Thank you so much for all the information. I really appreciate your help. thanks

mothermirth Thu 03-Jul-14 08:29:41

We had one when I was growing up. He was like an extra sibling to me. He never, ever showed any signs of aggression, was super affectionate, highly intelligent and great fun. Loved walks; those legs are short but sturdy. I can't recommend the breed highly enough. Go for it smile. You will have a friend for life.

spongebob5 Thu 10-Jul-14 17:48:39

I've got a 18 week old male puppy. He is not noisy, smelly or badly behaved. He is a gorgeous little pup.
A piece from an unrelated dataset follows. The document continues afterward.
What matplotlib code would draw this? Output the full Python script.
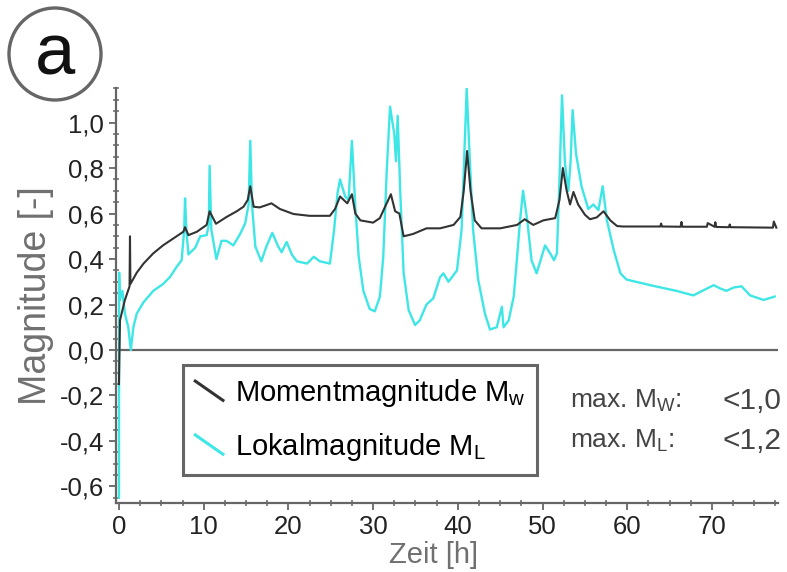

I think some posters have been unfair in their comments, bassetts are stubborn but a lot of bad behaviour ( as with any breed) is usually due to lack of training. Go for it, they are a lovely friendly breed ( with their own minds lol!)

Mylovelylovelyhorse Thu 10-Jul-14 17:59:29

They are so smelly

They get thrush in their folds. And it smells

Branleuse Thu 10-Jul-14 18:06:33

they stink. Really stink, and are really hard to house/toilet train

Branleuse Thu 10-Jul-14 18:06:39


Branleuse Thu 10-Jul-14 18:06:39


Branleuse Thu 10-Jul-14 18:07:00

and they can't use stairs or steps

spongebob5 Thu 10-Jul-14 18:20:02

Wow! Strong views here. Each to their own I suppose...

todayisnottheday Thu 10-Jul-14 18:24:11

They are extremely stubborn but that is part of the wonderful amount of character they have! They are very very strong so don't expect your dc to walk them (they may but don't count on it just in case). They are a working breed so lots of exercise and time outside keeps them happy. Aim for working breeders rather than show breeders to avoid as many health issues as possible. Basically accept that everything is about them and they are god and you shouldn't go far wrong grin

todayisnottheday Thu 10-Jul-14 18:24:45

Btw, they can use stairs and slopes!

swooosh Thu 10-Jul-14 18:26:10

I don't know about Basset's but I have a Beagle...similar, sort of grin

stubborn, greedy, lazy, biggest bundle of loving joy ever!